## INPUT RECORDS
---
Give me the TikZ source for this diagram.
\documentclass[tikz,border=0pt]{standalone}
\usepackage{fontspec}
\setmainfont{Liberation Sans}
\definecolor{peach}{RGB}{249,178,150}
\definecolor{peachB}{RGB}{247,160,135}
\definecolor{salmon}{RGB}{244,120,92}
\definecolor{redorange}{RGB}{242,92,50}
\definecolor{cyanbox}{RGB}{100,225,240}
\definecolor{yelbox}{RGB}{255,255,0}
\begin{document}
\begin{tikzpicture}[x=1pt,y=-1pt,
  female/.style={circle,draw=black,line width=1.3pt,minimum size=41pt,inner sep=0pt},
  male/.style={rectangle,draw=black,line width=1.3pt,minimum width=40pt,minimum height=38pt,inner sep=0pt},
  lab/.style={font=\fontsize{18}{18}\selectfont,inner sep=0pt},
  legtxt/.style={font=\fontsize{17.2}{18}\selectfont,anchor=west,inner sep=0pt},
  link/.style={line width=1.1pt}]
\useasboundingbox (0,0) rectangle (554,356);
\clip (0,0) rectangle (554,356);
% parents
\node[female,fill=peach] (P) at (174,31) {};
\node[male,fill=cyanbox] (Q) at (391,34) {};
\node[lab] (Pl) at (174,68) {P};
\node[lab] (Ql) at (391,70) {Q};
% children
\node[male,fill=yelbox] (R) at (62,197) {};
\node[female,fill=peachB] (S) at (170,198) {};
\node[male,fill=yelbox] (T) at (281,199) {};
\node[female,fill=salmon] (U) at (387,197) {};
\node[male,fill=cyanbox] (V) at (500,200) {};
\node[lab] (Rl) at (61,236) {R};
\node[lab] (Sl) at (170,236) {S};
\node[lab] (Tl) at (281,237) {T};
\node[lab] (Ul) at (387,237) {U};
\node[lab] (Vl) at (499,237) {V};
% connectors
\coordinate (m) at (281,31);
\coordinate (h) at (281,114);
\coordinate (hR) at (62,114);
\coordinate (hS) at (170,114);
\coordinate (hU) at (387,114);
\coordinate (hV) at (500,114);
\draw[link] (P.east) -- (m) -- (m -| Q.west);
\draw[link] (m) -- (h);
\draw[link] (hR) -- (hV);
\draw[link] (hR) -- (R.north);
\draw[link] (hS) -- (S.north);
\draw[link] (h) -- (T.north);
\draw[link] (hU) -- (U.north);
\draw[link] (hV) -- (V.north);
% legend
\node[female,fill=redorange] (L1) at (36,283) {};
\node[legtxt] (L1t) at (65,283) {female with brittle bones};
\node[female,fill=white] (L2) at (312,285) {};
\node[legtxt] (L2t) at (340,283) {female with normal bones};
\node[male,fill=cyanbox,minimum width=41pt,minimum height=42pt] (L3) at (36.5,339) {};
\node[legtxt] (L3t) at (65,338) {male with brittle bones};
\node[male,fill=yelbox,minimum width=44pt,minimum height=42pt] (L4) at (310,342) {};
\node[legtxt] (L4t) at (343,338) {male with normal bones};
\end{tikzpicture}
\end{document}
---
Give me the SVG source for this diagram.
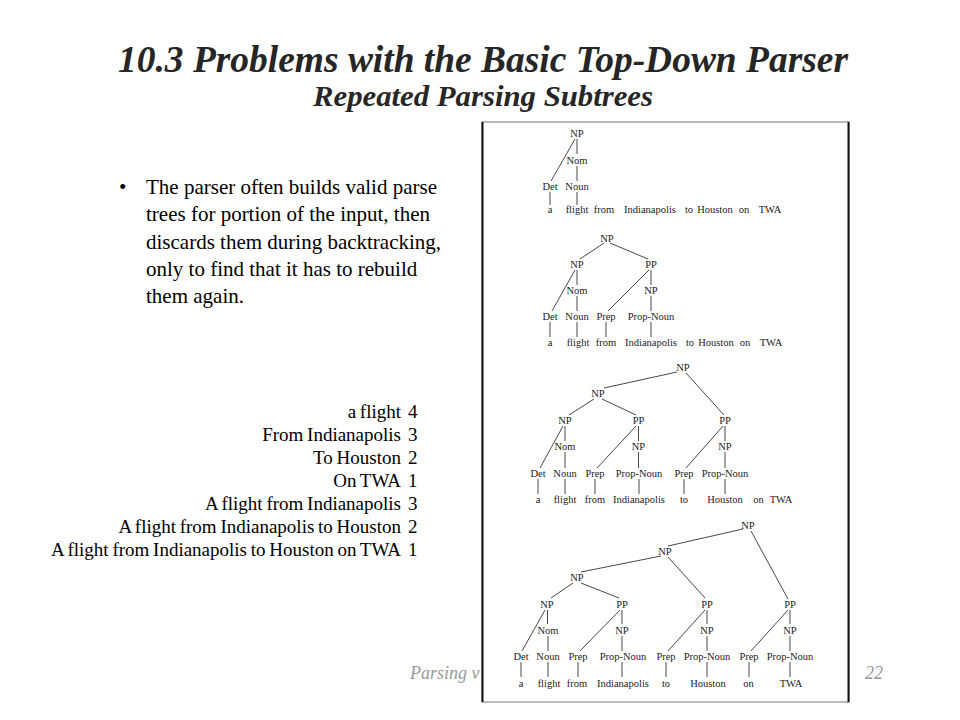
---
Scan the material for lines with the word "diagram", and copy each line you find.

## EXERCISE RESULT
Give me the TikZ source for this diagram.
Give me the SVG source for this diagram.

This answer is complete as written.